De cara a la galería, parece mantenerse la pugna clásica entre proyectos políticos que compiten por la mejor gestión del interés común; pero, bajo esa superficie, se desliza una lógica más sutil: la idea de que el beneficio social depende de la alineación personal con uno u otro bloque. En este marco, la emancipación y el bienestar dejan de concebirse como fines colectivos y se vinculan al ejercicio del poder —a la satisfacción de unos a costa de la desazón de otros.
En lo que esto concierne a un blog musical que se limita a hacerse eco de aquellos productos musicales más sugerentes desde su punto de vista, un blog centrado en la vertiente lúdica pero sin pasar por alto la valorativa, resulta importante tomar en consideración los múltiples condicionantes a los que están sometidos esos productos de los que nos nutrimos como oyentes: condicionamientos comerciales y también políticos; palpables en los regímenes autocráticos, pero más difíciles de detectar en sistemas plurales como el nuestro.
En este sentido, resulta deseable no hacer de las sensibilidades propias un dogma y admitir la diversidad de modos de vivir la experiencia estética: sentir, desear, dotar de ritmo y forma a su expresión artística.
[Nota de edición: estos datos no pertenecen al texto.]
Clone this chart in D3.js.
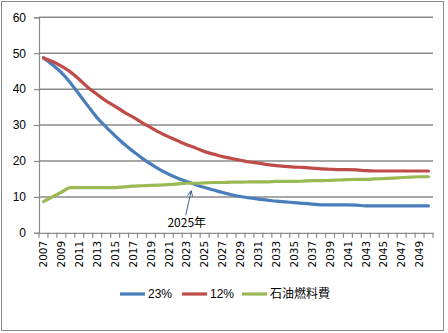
<!DOCTYPE html>
<html><head><meta charset="utf-8">
<script src="https://cdn.jsdelivr.net/npm/d3@7"></script>
<style>body{margin:0;background:#fff}svg{display:block}</style>
</head><body>
<div id="chart"></div>
<script>
const years = d3.range(2007, 2051).map(String);
const s23 = [48.7,46.8,44.6,41.8,38.5,35.2,32.0,29.4,27.0,24.7,22.7,20.8,19.1,17.6,16.3,15.2,14.3,13.4,12.6,11.9,11.2,10.6,10.1,9.7,9.4,9.1,8.8,8.6,8.4,8.2,8.0,7.8,7.8,7.8,7.8,7.7,7.5,7.5,7.5,7.5,7.5,7.5,7.5,7.5];
const s12 = [48.7,47.7,46.4,44.8,42.7,40.4,38.5,36.7,35.2,33.6,32.2,30.7,29.3,27.9,26.7,25.6,24.5,23.6,22.6,21.9,21.2,20.7,20.2,19.7,19.4,19.0,18.7,18.5,18.3,18.2,18.0,17.8,17.7,17.6,17.6,17.5,17.3,17.2,17.2,17.2,17.2,17.2,17.2,17.2];
const sOil = [8.7,10.0,11.3,12.6,12.6,12.6,12.6,12.6,12.6,12.8,13.0,13.1,13.2,13.3,13.4,13.6,13.8,13.8,13.9,14.0,14.0,14.1,14.1,14.2,14.2,14.2,14.3,14.3,14.3,14.4,14.5,14.5,14.6,14.7,14.8,14.9,14.9,15.0,15.1,15.2,15.4,15.5,15.6,15.6];
const seriesNames = ["23%","12%","石油燃料費"];
const seriesColors = ["#4a7ebb","#be4b48","#98b954"];
const yTicks = [0,10,20,30,40,50,60];
const xLabelYears = years.filter((d,i)=>i%2===0);
const annoText = "2025年";

const W=448,H=333;
const svg=d3.select("#chart").append("svg").attr("width",W).attr("height",H);
svg.append("rect").attr("x",1.5).attr("y",1.5).attr("width",442).attr("height",329)
  .attr("fill","#fff").attr("stroke","#8a8a8a").attr("stroke-width",1);

const L=39,R=433,T=17.3,B=232.8;
const x=d3.scaleBand().domain(years).range([L,R]).padding(0);
const y=d3.scaleLinear().domain([0,60]).range([B,T]);
const grid="#8a8a8a";

// gridlines
svg.append("g").selectAll("line").data(yTicks.filter(d=>d>0)).join("line")
  .attr("x1",L).attr("x2",R).attr("y1",d=>y(d)).attr("y2",d=>y(d))
  .attr("stroke",grid).attr("stroke-width",1.5);

// y axis
const ya=svg.append("g").attr("transform",`translate(${L},0)`)
  .call(d3.axisLeft(y).tickValues(yTicks).tickSize(5).tickPadding(8));
ya.select(".domain").attr("stroke",grid).attr("stroke-width",1.2);
ya.selectAll(".tick line").attr("stroke",grid).attr("stroke-width",1.2);
ya.selectAll("text").attr("font-family","Liberation Sans, Arial, sans-serif").attr("font-size",12).attr("fill","#000");

// x axis
const xa=svg.append("g").attr("transform",`translate(0,${B})`)
  .call(d3.axisBottom(x).tickValues(xLabelYears).tickSize(0).tickPadding(0));
xa.select(".domain").attr("stroke",grid).attr("stroke-width",1.2);
xa.selectAll("text").attr("font-family","DejaVu Sans, Verdana, sans-serif").attr("font-size",10.5).attr("fill","#000")
  .attr("text-anchor","end").attr("dy","0.35em").attr("dx",0)
  .attr("transform","translate(0,8) rotate(-90)")
  .attr("x",-0).attr("y",0);
// tick marks between categories
const bounds=years.map(d=>x(d)).concat([R]);
svg.append("g").selectAll("line").data(bounds).join("line")
  .attr("x1",d=>d).attr("x2",d=>d).attr("y1",B).attr("y2",B+5)
  .attr("stroke",grid).attr("stroke-width",1.2);

// lines
const line=d3.line().x((d,i)=>x(years[i])+x.bandwidth()/2).y(d=>y(d)).curve(d3.curveMonotoneX);
[s23,s12,sOil].forEach((s,k)=>{
  svg.append("path").datum(s).attr("d",line).attr("fill","none")
    .attr("stroke",seriesColors[k]).attr("stroke-width",3.2).attr("stroke-linejoin","round").attr("stroke-linecap","round");
});

// annotation
const tipX=x("2024"), tipY=y(11.7);
const tailX=tipX-5.5, tailY=y(4.9);
const ac="#3c5f8c";
svg.append("line").attr("x1",tailX).attr("y1",tailY).attr("x2",tipX).attr("y2",tipY)
  .attr("stroke",ac).attr("stroke-width",1);
const ang=Math.atan2(tipY-tailY,tipX-tailX);
[0.45,-0.45].forEach(a=>{
  svg.append("line").attr("x1",tipX).attr("y1",tipY)
    .attr("x2",tipX-6*Math.cos(ang+a)).attr("y2",tipY-6*Math.sin(ang+a))
    .attr("stroke",ac).attr("stroke-width",1);
});
svg.append("text").attr("x",tailX+1).attr("y",y(1.7)).attr("text-anchor","middle")
  .attr("font-family","Noto Sans CJK JP, sans-serif").attr("font-size",12).attr("fill","#000").text(annoText);

// legend
const lg=svg.append("g").attr("transform","translate(0,294)");
const legX=[120,182,242];
seriesNames.forEach((n,k)=>{
  lg.append("line").attr("x1",legX[k]).attr("x2",legX[k]+25).attr("y1",0).attr("y2",0)
    .attr("stroke",seriesColors[k]).attr("stroke-width",3.2);
  lg.append("text").attr("x",legX[k]+28).attr("y",0).attr("dy","0.35em")
    .attr("font-family", k===2?"Noto Sans CJK JP, sans-serif":"Liberation Sans, Arial, sans-serif")
    .attr("font-size",12).attr("fill","#000").text(n);
});
</script>
</body></html>
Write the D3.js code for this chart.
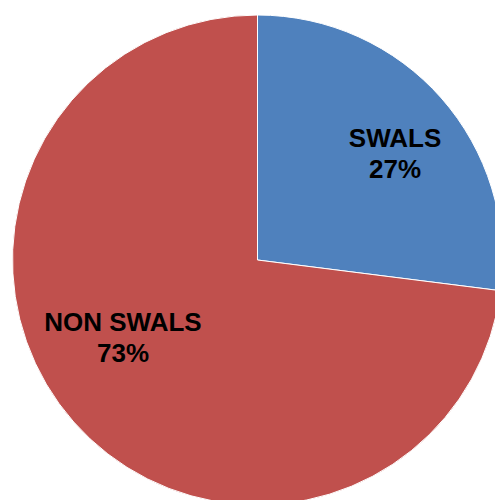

Como dirían Benjamin y Lefebvre, se trata de favorecer el poder creador del arte frente a su domesticación mediática: escuchar, mirar y pensar de manera que la experiencia estética se preserve como una forma de libertad.
Respecto al valor social concedido en los medios y en las redes, conviene distinguir entre la meditación crítica y la exploración serena —que permiten situar una obra en el contexto de la vida cotidiana y calibrar su verdadero alcance— y la clasificación inmediata e instrumental, fruto de la polarización cultural. No caer en compentarios sesgados, basados en aspectos superficiales: la oportunidad del mensaje, las etiquetas sociales asociadas a estilos o estéticas, o las condiciones individuales del artista —género, edad, origen social o relatos personales—, criterios que poco tienen que ver con el valor poético o transformador de la obra.